15 April 2014 By Kevin Allison

Nobody likes paying the piper – even more so when faced with deadlines for filing taxes, as is the case on Tuesday in the United States. That may explain why a cabal of activist investors chose last week to call for Walgreen to move its headquarters to Europe. Doing so would slash the company’s tax bill. But it would also fly in the face of both popular sentiment and a growing official international consensus against the tactic.

Relocating across the Atlantic could boost earnings. Actavis, a drugmaker formerly based in New Jersey, used its merger with Warner Chilcott to move to Ireland. Executives expected its effective tax rate to drop to 17 percent from 28 percent. Walgreen may be able to lop more than a third off its own tax bill by putting its head office in Europe, UBS estimates.

Shuffling around the location of the head office for tax purposes – known as “inversion” in accounting parlance – is perfectly legal. But it hardly counts as a sound business strategy. It’s also a public relations minefield.
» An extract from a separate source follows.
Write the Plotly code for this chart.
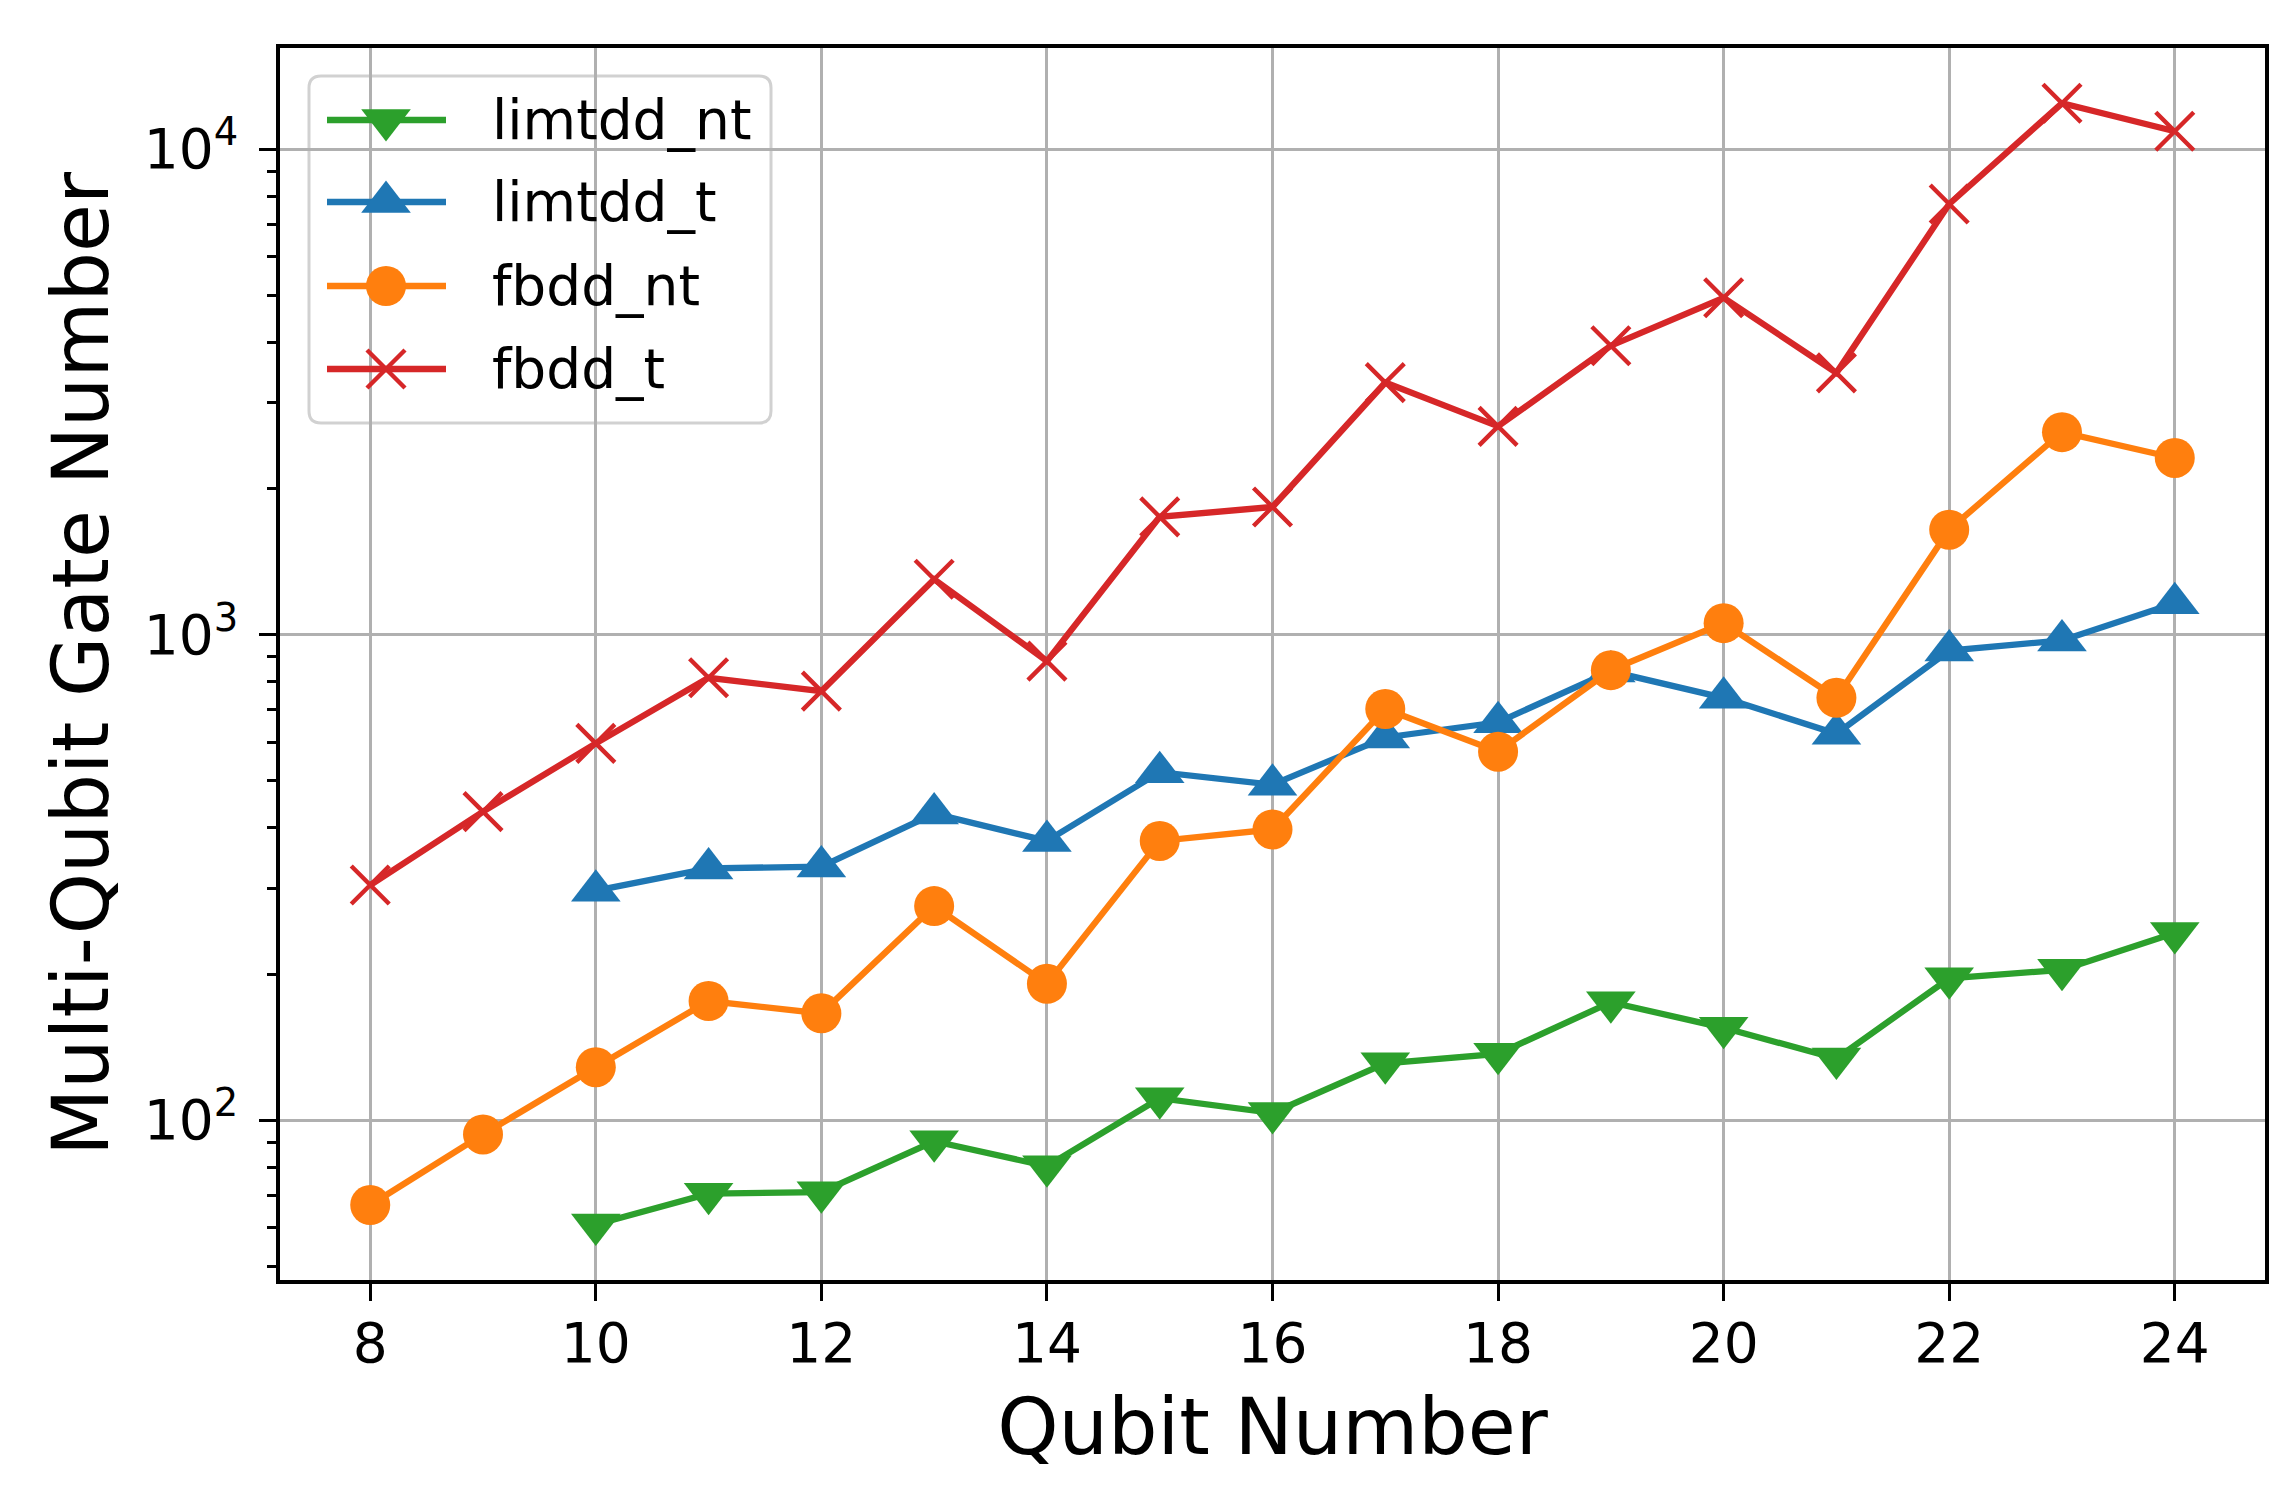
import plotly.graph_objects as go

# ---- data ----
qubits_lim = list(range(10, 25))
qubits_fb = list(range(8, 25))

limtdd_nt = [61, 70.6, 71.1, 90.5, 80.4, 111, 103.5, 131, 137, 175, 155, 134, 196, 204, 243]
limtdd_t = [297, 330, 333, 428, 376, 521, 491, 614, 660, 840, 741, 625, 927, 973, 1161]
fbdd_nt = [66.9, 93.5, 128.6, 176, 166, 276, 191, 376, 397, 703, 574, 845, 1056, 741, 1645, 2612, 2311]
fbdd_t = [305, 432, 597, 815, 765, 1300, 882, 1748, 1832, 3304, 2685, 3935, 4940, 3460, 7705, 12420, 10880]

series_names = ["limtdd_nt", "limtdd_t", "fbdd_nt", "fbdd_t"]

x_ticks = [8, 10, 12, 14, 16, 18, 20, 22, 24]
y_ticks = [100, 1000, 10000]
y_tick_text = ["10<sup>2</sup>", "10<sup>3</sup>", "10<sup>4</sup>"]
y_minor_ticks = [50, 60, 70, 80, 90, 200, 300, 400, 500, 600, 700, 800, 900,
                 2000, 3000, 4000, 5000, 6000, 7000, 8000, 9000]

# ---- style ----
FONT = "DejaVu Sans"
W, H = 2296, 1503
L, R, T, B = 272, 39, 40, 231
PW, PH = W - L - R, H - T - B
X_RANGE = [7.2, 24.8]

styles = {
    "limtdd_nt": dict(color="#2ca02c", symbol="triangle-down", size=43, lw=0),
    "limtdd_t": dict(color="#1f77b4", symbol="triangle-up", size=43, lw=0),
    "fbdd_nt": dict(color="#ff7f0e", symbol="circle", size=40, lw=0),
    "fbdd_t": dict(color="#d62728", symbol="x-thin", size=38, lw=4.4),
}
LINE_W = 6.3

fig = go.Figure()
data_map = {
    "limtdd_nt": (qubits_lim, limtdd_nt),
    "limtdd_t": (qubits_lim, limtdd_t),
    "fbdd_nt": (qubits_fb, fbdd_nt),
    "fbdd_t": (qubits_fb, fbdd_t),
}
for name in series_names:
    xs, ys = data_map[name]
    st = styles[name]
    fig.add_trace(go.Scatter(
        x=xs, y=ys, name=name, mode="lines+markers", showlegend=False,
        line=dict(color=st["color"], width=LINE_W),
        marker=dict(symbol=st["symbol"], size=st["size"], color=st["color"],
                    line=dict(color=st["color"], width=st["lw"])),
    ))

# ---- custom legend (pixel offsets inside the plot area) ----
leg_left, leg_right, leg_top, leg_bot = 29, 491, 28, 375
rows_y = [72, 154, 238, 321]
samp_x0, samp_x1, samp_xm, text_x = 47, 166, 106, 210
rad = 12


def px_to_x(px):
    return X_RANGE[0] + px / PW * (X_RANGE[1] - X_RANGE[0])


def py_to_paper(py):
    return 1 - py / PH


xl, xr = px_to_x(leg_left), px_to_x(leg_right)
xlr, xrr = px_to_x(leg_left + rad), px_to_x(leg_right - rad)
yt, yb = py_to_paper(leg_top), py_to_paper(leg_bot)
ytr, ybr = py_to_paper(leg_top + rad), py_to_paper(leg_bot - rad)
box_path = (f"M{xlr},{yt} L{xrr},{yt} Q{xr},{yt} {xr},{ytr} "
            f"L{xr},{ybr} Q{xr},{yb} {xrr},{yb} "
            f"L{xlr},{yb} Q{xl},{yb} {xl},{ybr} "
            f"L{xl},{ytr} Q{xl},{yt} {xlr},{yt} Z")
fig.add_shape(type="path", path=box_path, xref="x", yref="paper",
              fillcolor="rgba(255,255,255,0.8)", line=dict(color="rgba(204,204,204,0.9)", width=3),
              layer="between")

for name, ry in zip(series_names, rows_y):
    st = styles[name]
    fig.add_trace(go.Scatter(
        x=[samp_x0, samp_x1], y=[ry, ry], xaxis="x2", yaxis="y2", mode="lines",
        line=dict(color=st["color"], width=LINE_W), showlegend=False, hoverinfo="skip"))
    fig.add_trace(go.Scatter(
        x=[samp_xm], y=[ry], xaxis="x2", yaxis="y2", mode="markers",
        marker=dict(symbol=st["symbol"], size=st["size"], color=st["color"],
                    line=dict(color=st["color"], width=st["lw"])),
        showlegend=False, hoverinfo="skip"))
    fig.add_annotation(x=text_x, y=ry, xref="x2", yref="y2", text=name, showarrow=False,
                       xanchor="left", yanchor="middle",
                       font=dict(family=FONT, size=55, color="black"))

fig.update_layout(
    width=W, height=H,
    margin=dict(l=L, r=R, t=T, b=B, autoexpand=False),
    paper_bgcolor="white", plot_bgcolor="white",
    font=dict(family=FONT, color="black", size=55),
    showlegend=False,
    xaxis=dict(
        range=X_RANGE, tickmode="array", tickvals=x_ticks,
        showgrid=True, gridcolor="#b0b0b0", gridwidth=3,
        showline=True, linecolor="black", linewidth=3.5, mirror=True,
        ticks="outside", ticklen=17, tickwidth=3.3, tickcolor="black",
        tickfont=dict(family=FONT, size=55, color="black"),
        ticklabelstandoff=-5,
        title=dict(text="Qubit Number", font=dict(family=FONT, size=78, color="black"), standoff=27),
        zeroline=False, automargin=False,
    ),
    yaxis=dict(
        type="log", range=[1.671, 4.208],
        tickmode="array", tickvals=y_ticks, ticktext=y_tick_text,
        showgrid=True, gridcolor="#b0b0b0", gridwidth=3,
        showline=True, linecolor="black", linewidth=3.5, mirror=True,
        ticks="outside", ticklen=17, tickwidth=3.3, tickcolor="black",
        tickfont=dict(family=FONT, size=55, color="black"),
        ticklabelstandoff=10,
        minor=dict(tickmode="array", tickvals=y_minor_ticks, ticks="outside",
                   ticklen=9, tickwidth=2.5, tickcolor="black", showgrid=False),
        title=dict(text="Multi-Qubit Gate Number", font=dict(family=FONT, size=78, color="black"), standoff=10),
        zeroline=False, automargin=False,
    ),
    xaxis2=dict(overlaying="x", range=[0, PW], visible=False, fixedrange=True),
    yaxis2=dict(overlaying="y", range=[PH, 0], visible=False, fixedrange=True),
)

fig.write_html("out.html")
As a retailer, Walgreen is more vulnerable than a drugmaker to being painted as an unpatriotic tax dodger. It would make the company an easy target for rivals like Rite Aid and CVS. It probably would not sit well with Walgreen’s customers, many of whom will be lining up at the post office on Tuesday to do their civic duty. Amazon, Apple, Google and Starbucks have each been hauled over the coals in recent months for their tax accounting ruses.

Meanwhile, national and international agencies are trying to stamp out tax arbitrage, including inversions. Congress and the IRS have tightened the rules on inversion over the years. The Obama administration included a fresh crackdown on the practice in its latest budget – though it may of course get stuck in the House. The OECD and the G8 are looking at ways to fight it, too, as part of a broader push for corporate tax reform.

Shareholders – activist and otherwise – would be better off putting their weight behind such reforms rather than engaging in ethically suspect shell games. That could ultimately unlock far more value.